▶ _Dataset content_:

§

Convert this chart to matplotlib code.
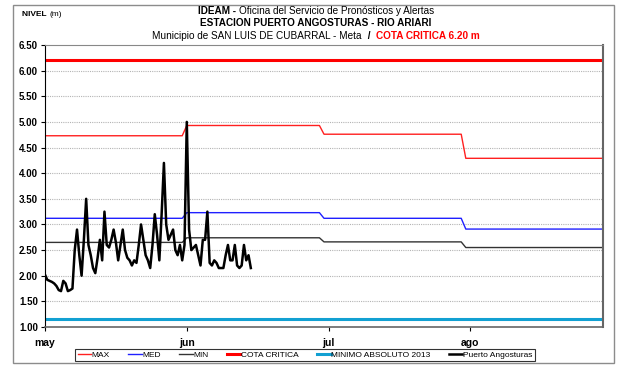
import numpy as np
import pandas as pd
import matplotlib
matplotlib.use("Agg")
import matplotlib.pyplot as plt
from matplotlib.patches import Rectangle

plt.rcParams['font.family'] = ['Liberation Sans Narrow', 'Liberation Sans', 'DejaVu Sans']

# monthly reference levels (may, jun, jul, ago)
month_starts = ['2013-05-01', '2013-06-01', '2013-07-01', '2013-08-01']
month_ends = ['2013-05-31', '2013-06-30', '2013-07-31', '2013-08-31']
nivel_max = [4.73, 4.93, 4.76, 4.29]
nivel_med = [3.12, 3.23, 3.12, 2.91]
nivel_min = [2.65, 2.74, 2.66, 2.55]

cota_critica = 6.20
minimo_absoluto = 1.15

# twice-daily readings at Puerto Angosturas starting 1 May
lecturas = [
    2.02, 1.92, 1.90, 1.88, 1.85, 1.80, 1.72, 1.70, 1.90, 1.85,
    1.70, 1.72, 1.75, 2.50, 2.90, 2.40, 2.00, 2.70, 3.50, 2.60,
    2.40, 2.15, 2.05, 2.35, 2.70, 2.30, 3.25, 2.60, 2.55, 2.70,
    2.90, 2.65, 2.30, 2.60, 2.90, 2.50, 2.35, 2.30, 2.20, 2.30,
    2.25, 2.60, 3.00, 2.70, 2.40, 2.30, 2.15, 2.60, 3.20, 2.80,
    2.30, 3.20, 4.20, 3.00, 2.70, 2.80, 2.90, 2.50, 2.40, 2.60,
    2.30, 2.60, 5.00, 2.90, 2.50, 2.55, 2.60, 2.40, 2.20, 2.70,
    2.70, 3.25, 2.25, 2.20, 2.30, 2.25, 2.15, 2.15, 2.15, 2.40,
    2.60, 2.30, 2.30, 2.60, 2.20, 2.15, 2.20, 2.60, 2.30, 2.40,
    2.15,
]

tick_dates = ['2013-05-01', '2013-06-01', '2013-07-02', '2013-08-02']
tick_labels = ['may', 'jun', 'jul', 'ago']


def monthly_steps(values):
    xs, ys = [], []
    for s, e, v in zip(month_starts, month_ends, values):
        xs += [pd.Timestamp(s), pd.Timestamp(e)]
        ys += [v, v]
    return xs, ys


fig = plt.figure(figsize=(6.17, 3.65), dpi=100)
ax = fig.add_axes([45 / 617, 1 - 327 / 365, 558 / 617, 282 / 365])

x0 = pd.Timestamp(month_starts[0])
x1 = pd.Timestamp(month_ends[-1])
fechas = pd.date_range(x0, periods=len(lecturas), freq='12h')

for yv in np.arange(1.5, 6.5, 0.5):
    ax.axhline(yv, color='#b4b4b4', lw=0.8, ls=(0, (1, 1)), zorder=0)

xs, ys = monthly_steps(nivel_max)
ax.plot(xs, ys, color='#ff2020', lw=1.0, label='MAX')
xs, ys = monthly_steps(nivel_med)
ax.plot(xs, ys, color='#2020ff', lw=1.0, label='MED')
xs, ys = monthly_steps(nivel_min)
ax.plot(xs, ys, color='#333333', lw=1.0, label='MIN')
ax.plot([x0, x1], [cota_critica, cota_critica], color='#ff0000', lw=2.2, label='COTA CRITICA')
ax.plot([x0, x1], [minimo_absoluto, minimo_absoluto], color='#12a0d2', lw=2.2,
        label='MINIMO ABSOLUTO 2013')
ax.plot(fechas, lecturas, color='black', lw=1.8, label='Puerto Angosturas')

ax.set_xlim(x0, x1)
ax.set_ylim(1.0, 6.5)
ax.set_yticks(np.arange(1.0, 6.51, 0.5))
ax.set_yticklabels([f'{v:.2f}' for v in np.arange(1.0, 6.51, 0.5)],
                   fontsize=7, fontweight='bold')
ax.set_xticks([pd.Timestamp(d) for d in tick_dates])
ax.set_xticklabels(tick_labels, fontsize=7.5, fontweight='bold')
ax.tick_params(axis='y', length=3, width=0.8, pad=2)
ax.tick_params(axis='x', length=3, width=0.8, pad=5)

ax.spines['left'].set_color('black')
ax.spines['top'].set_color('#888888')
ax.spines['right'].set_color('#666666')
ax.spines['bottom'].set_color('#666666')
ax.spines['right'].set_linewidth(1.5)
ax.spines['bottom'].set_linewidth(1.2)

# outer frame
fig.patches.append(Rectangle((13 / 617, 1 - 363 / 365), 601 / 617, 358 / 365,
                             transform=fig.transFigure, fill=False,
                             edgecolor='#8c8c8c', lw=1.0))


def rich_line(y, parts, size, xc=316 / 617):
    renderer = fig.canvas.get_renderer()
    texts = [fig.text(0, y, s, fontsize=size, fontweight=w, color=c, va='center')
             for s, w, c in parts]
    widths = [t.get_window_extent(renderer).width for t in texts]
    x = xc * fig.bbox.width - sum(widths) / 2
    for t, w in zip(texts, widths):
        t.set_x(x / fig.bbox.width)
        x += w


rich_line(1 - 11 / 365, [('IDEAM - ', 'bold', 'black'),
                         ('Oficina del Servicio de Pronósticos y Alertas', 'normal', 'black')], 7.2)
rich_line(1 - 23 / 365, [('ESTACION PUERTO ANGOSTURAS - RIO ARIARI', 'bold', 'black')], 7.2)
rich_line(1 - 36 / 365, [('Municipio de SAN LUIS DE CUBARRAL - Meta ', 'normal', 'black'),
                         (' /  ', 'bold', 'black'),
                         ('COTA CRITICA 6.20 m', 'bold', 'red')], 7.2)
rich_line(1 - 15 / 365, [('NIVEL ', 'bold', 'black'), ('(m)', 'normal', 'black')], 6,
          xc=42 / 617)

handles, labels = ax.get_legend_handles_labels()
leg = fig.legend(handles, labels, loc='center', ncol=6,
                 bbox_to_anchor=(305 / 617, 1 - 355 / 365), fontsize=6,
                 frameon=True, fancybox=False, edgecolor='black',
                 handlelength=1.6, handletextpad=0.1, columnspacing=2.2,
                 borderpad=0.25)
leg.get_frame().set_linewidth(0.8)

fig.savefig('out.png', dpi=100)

§

▶ _Exercise aim_: Repeat only what lies between the start of the data and the end of the line containing "plt.rcParams['font.family'] = ['Liberation", exactly, with pictures left out.

▶ _The output_:
Convert this chart to matplotlib code.
import numpy as np
import pandas as pd
import matplotlib
matplotlib.use("Agg")
import matplotlib.pyplot as plt
from matplotlib.patches import Rectangle

plt.rcParams['font.family'] = ['Liberation Sans Narrow', 'Liberation Sans', 'DejaVu Sans']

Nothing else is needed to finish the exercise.